Talend Data Quality Review

Visual jobs are easier to understand than a piece of Java code and improve collaboration between colleagues

What is our primary use case?

We’ve created an MDM-like system. The MDM hub is built on an Oracle Database. The system is retrieving data from different sources like files, a Microsoft SQL Server and Oracle DB. The data is being processed by our cleansing process. We’re using Talend DQ components, web services, and custom Java code to clean our data. Once the data is cleansed, we load it into the MDM hub where the records are matched and consolidated. The consolidated records are then written back to specific target sources.

How has it helped my organization?

It’s easy to monitor the processes. Every morning I’ll open the Talend Administration Center to check the status of the process. Within seconds I’m able to see which process ran successfully and which have failed and why they failed.

We’re also able to respond much more quickly to changes and demands from the business. We can create and change jobs quickly. When the business wants new data for a report, we can provide the data within hours.

The jobs are visual and this has improved collaboration between colleagues. It’s much easier to understand a visual job than a piece of Java code.

What is most valuable?

The numerous components provided by Talend. With these components you’re able to create jobs quickly and efficiently.

I also really like the fact that there are no out-of-the-box solutions regarding the development of jobs. Other vendors may have modules which cleanse your addresses. In Talend, you have the freedom to completely develop the process yourself. This can be tricky, but it also makes it fun.

What needs improvement?

When we upgraded to Version 6.4.1, we tried using a GIT repository instead of a SVN repository. After a few incidents where things disappeared and changes were not saved, we decided to go back to a SVN repository.

For how long have I used the solution?

Three to five years.

What do I think about the stability of the solution?

Never had any real issues with the Talend server applications. The only issues we had were related to the limited resources of our development and test environments. Nothing a restart couldn’t fix.

If we encounter issues, it’s most likely when using the Talend Open Studio. The studio can be slow, get stuck, or crash. But again, it can be caused by the resources of your machine or your connection with the repository. If we encounter issues with the Studio we restart the Studio.

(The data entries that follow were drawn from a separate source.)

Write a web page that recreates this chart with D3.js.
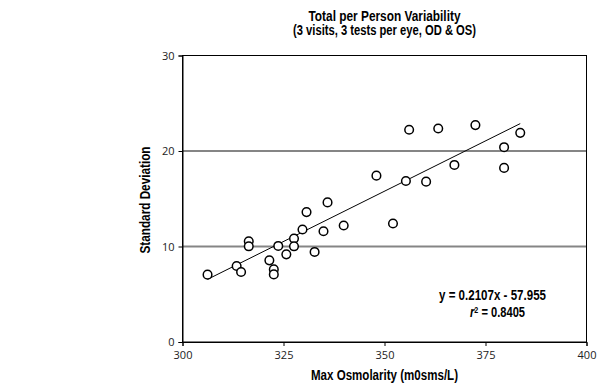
<!DOCTYPE html>
<html>
<head>
<meta charset="utf-8">
<script src="https://cdn.jsdelivr.net/npm/d3@7"></script>
<style>
  body { margin: 0; background: #fff; }
  .cond { font-family: 'Liberation Sans', Arial, sans-serif; font-weight: bold; font-size: 14px; }
  .tick text { font-family: 'Open Sans', 'Noto Sans', sans-serif; font-size: 11px; fill: #222; }
</style>
</head>
<body>
<div id="chart"></div>
<script>
// max osmolarity (x) vs standard deviation (y)
const osmolarity = [306.2, 313.4, 314.5, 316.4, 316.4, 321.5, 322.6, 322.6, 323.7, 325.7,
  327.6, 327.6, 329.7, 330.7, 332.7, 334.9, 335.9, 339.9, 348.0, 352.1,
  355.3, 356.1, 360.3, 363.3, 367.3, 372.5, 379.6, 379.6, 383.6];
const stdDev = [7.05, 7.96, 7.33, 10.55, 10.02, 8.55, 7.6, 7.08, 10.06, 9.18,
  10.83, 10.02, 11.78, 13.6, 9.43, 11.6, 14.62, 12.2, 17.42, 12.41,
  16.86, 22.22, 16.79, 22.36, 18.54, 22.71, 20.4, 18.23, 21.9];
const xTicks = [300, 325, 350, 375, 400];
const yTicks = [0, 10, 20, 30];
const slope = 0.2107, intercept = -57.955;
const titleLines = ['Total per Person Variability', '(3 visits, 3 tests per eye, OD & OS)'];

const W = 599, H = 387;
const margin = {top: 55.5, right: 12.5, bottom: 45, left: 182.5};
const width = W - margin.left - margin.right;
const height = H - margin.top - margin.bottom;

const svg = d3.select('#chart').append('svg')
  .attr('width', W)
  .attr('height', H);

const g = svg.append('g').attr('transform', `translate(${margin.left},${margin.top})`);

const x = d3.scaleLinear().domain([300, 400]).range([0, width]);
const y = d3.scaleLinear().domain([0, 30]).range([height, 0]);

// gridlines
g.selectAll('.grid')
  .data(yTicks.filter(t => t > 0 && t < 30))
  .enter().append('line')
    .attr('class', 'grid')
    .attr('x1', 0).attr('x2', width)
    .attr('y1', d => y(d)).attr('y2', d => y(d))
    .attr('stroke', '#858585')
    .attr('stroke-width', 1.8);

// plot frame
g.append('rect')
  .attr('width', width).attr('height', height)
  .attr('fill', 'none')
  .attr('stroke', '#000')
  .attr('stroke-width', 1);

const xAxis = g.append('g')
  .attr('transform', `translate(0,${height})`)
  .call(d3.axisBottom(x).tickValues(xTicks).tickSize(4).tickPadding(5).tickFormat(d3.format('d')));
const yAxis = g.append('g')
  .call(d3.axisLeft(y).tickValues(yTicks).tickSize(4).tickPadding(4).tickFormat(d3.format('d')));
[xAxis, yAxis].forEach(a => {
  a.select('.domain').attr('stroke', '#000');
  a.selectAll('.tick line').attr('stroke', '#000');
});

// trendline over data range
const xr = d3.extent(osmolarity);
g.append('line')
  .attr('x1', x(xr[0])).attr('y1', y(slope * xr[0] + intercept))
  .attr('x2', x(xr[1])).attr('y2', y(slope * xr[1] + intercept))
  .attr('stroke', '#000')
  .attr('stroke-width', 1);

// points
g.selectAll('.pt')
  .data(osmolarity.map((v, i) => [v, stdDev[i]]))
  .enter().append('circle')
    .attr('class', 'pt')
    .attr('cx', d => x(d[0]))
    .attr('cy', d => y(d[1]))
    .attr('r', 4.3)
    .attr('fill', '#fff')
    .attr('stroke', '#000')
    .attr('stroke-width', 1.5);

// condensed-looking labels: squeeze to the widths seen in the reference
function label(txt, cx, cy, len, rotate) {
  const t = svg.append('text')
    .attr('class', 'cond')
    .attr('text-anchor', 'middle')
    .attr('textLength', len)
    .attr('lengthAdjust', 'spacingAndGlyphs')
    .text(txt);
  if (rotate) t.attr('transform', `translate(${cx},${cy}) rotate(-90)`);
  else t.attr('x', cx).attr('y', cy);
  return t;
}

const cx = margin.left + width / 2;
label(titleLines[0], cx, 20.5, 152);
label(titleLines[1], cx, 35, 183);
label('Max Osmolarity (m0sms/L)', cx, 380, 147);
label('Standard Deviation', 150, 200, 107, true);
label(`y = ${slope}x - ${Math.abs(intercept)}`, 492.5, 300, 107);

const r2 = svg.append('text')
  .attr('class', 'cond')
  .attr('x', 497.5).attr('y', 317)
  .attr('text-anchor', 'middle')
  .attr('textLength', 55)
  .attr('lengthAdjust', 'spacingAndGlyphs');
r2.append('tspan').style('font-style', 'italic').text('r');
r2.append('tspan').attr('dy', -4).style('font-size', '9px').text('2');
r2.append('tspan').attr('dy', 4).text(' = 0.8405');
</script>
</body>
</html>
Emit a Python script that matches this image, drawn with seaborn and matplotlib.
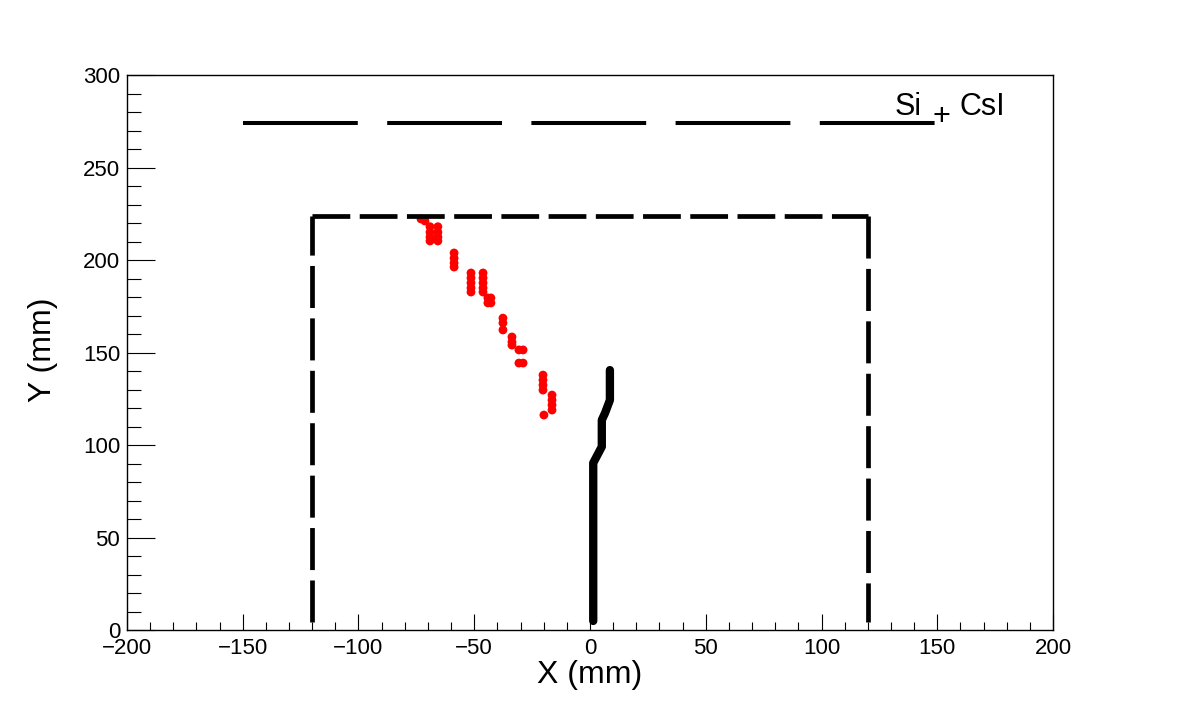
import numpy as np
import pandas as pd
import matplotlib
matplotlib.use('Agg')
import matplotlib.pyplot as plt
import seaborn as sns

sns.set_style('ticks')
plt.rcParams['font.family'] = ['Liberation Sans', 'DejaVu Sans']
plt.rcParams['text.color'] = 'black'
plt.rcParams['xtick.color'] = 'black'
plt.rcParams['ytick.color'] = 'black'
plt.rcParams['axes.labelcolor'] = 'black'

# 红色散点 (mm)
hit_x = [-73.0, -71.3,
         -69.1, -69.1, -69.1, -69.1,
         -65.7, -65.7, -65.7, -65.7,
         -58.7, -58.7, -58.7, -58.7,
         -51.4, -51.4, -51.4, -51.4, -51.4,
         -46.2, -46.2, -46.2, -46.2, -46.2,
         -44.1, -44.1, -42.8, -42.8,
         -37.6, -37.6, -37.6,
         -33.7, -33.7, -33.7,
         -30.7, -28.9, -30.7, -28.9,
         -20.3, -20.3, -20.3, -20.3,
         -16.4, -16.4, -16.4, -16.4,
         -19.9]
hit_y = [222.2, 221.1,
         218.0, 215.0, 212.4, 210.3,
         218.0, 215.0, 212.4, 210.3,
         203.8, 201.0, 198.4, 196.2,
         193.0, 190.3, 187.6, 184.9, 182.7,
         193.0, 190.3, 187.6, 184.9, 182.7,
         179.5, 176.8, 179.5, 176.8,
         168.6, 166.0, 162.2,
         158.4, 155.7, 154.0,
         151.4, 151.4, 144.3, 144.3,
         137.8, 135.1, 132.4, 129.7,
         127.0, 124.3, 121.6, 118.9,
         116.2]

# 黑色径迹
track_x = [1.4, 1.4, 5.1, 5.1, 6.5, 8.6, 8.6]
track_y = [4.9, 90.3, 99.1, 113.5, 117.3, 124.3, 140.5]

# 探测器轮廓
box_left_x, box_left_y = [-120, -120], [4.5, 224]
box_top_x, box_top_y = [-120, 120], [224, 224]
box_right_x, box_right_y = [120, 120], [224, 4.5]
det_x, det_y = [-150, 150], [274, 274]

hits = pd.DataFrame({'x': hit_x, 'y': hit_y})
track = pd.DataFrame({'x': track_x, 'y': track_y})

fig = plt.figure(figsize=(11.82, 7.09), dpi=100)
ax = fig.add_axes([0.1074, 0.1114, 0.7835, 0.7828])

# 轮廓虚线
ax.plot(box_left_x, box_left_y, color='black', lw=3.4, dashes=(8.9, 2.2), dash_capstyle='butt')
ax.plot(box_top_x, box_top_y, color='black', lw=3.4, dashes=(8.0, 2.0), dash_capstyle='butt')
ax.plot(box_right_x, box_right_y, color='black', lw=3.4, dashes=(8.9, 2.2), dash_capstyle='butt')
ax.plot(det_x, det_y, color='black', lw=2.9, dashes=(28.5, 7.3), dash_capstyle='butt')

sns.lineplot(data=track, x='x', y='y', sort=False, estimator=None, color='black',
             lw=6.0, solid_capstyle='round', solid_joinstyle='round', ax=ax)
sns.scatterplot(data=hits, x='x', y='y', color='#ff0000', s=40, edgecolor='none', ax=ax)

ax.text(131.7, 278.4, 'Si', fontsize=22, ha='left', va='baseline')
ax.text(147.8, 273.1, '+', fontsize=22, ha='left', va='baseline')
ax.text(159.6, 278.4, 'CsI', fontsize=22, ha='left', va='baseline')

ax.set_xlim(-200, 200)
ax.set_ylim(0, 300)
ax.set_xticks(np.arange(-200, 201, 50))
ax.set_xticks(np.arange(-200, 201, 10), minor=True)
ax.set_yticks(np.arange(0, 301, 50))
ax.set_yticks(np.arange(0, 301, 10), minor=True)
ax.tick_params(axis='x', which='major', direction='in', length=11.5, width=0.8, labelsize=16, pad=6)
ax.tick_params(axis='x', which='minor', direction='in', length=5.8, width=0.8)
ax.tick_params(axis='y', which='major', direction='in', length=20, width=0.8, labelsize=16, pad=5)
ax.tick_params(axis='y', which='minor', direction='in', length=10, width=0.8)
ax.set_xticklabels([str(v).replace('-', '\u2212') for v in range(-200, 201, 50)])

for s in ax.spines.values():
    s.set_visible(True)
    s.set_linewidth(1.0)
    s.set_color('black')

ax.set_xlabel('')
ax.set_ylabel('')
fig.text(0.499, 0.037, 'X (mm)', fontsize=23, ha='center', va='baseline')
fig.text(0.036, 0.507, 'Y (mm)', fontsize=23, ha='center', va='center', rotation=90)

plt.savefig('out.png', dpi=100)
plt.close()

In emergencies, we create and use a new workspace.

What do I think about the scalability of the solution?

All my projects have been relatively small. I have never needed to scale.

How are customer service and technical support?

My experiences with support have been quite good. I’ve never had issues which weren’t resolved, or where I had the feeling that they didn’t have the knowledge to help me. Depending on the location of the support engineer, it can be a bit difficult to communicate.

Which solution did I use previously and why did I switch?

I’ve never used another solution.

How was the initial setup?

Talend provides an installer which makes the installation straightforward.

If you want to tweak the installation you’ll need some knowledge of the different third-party applications like Tomcat, Elasticsearch, Kafka, etc. Some of the tweaks are documented in the Installation guide.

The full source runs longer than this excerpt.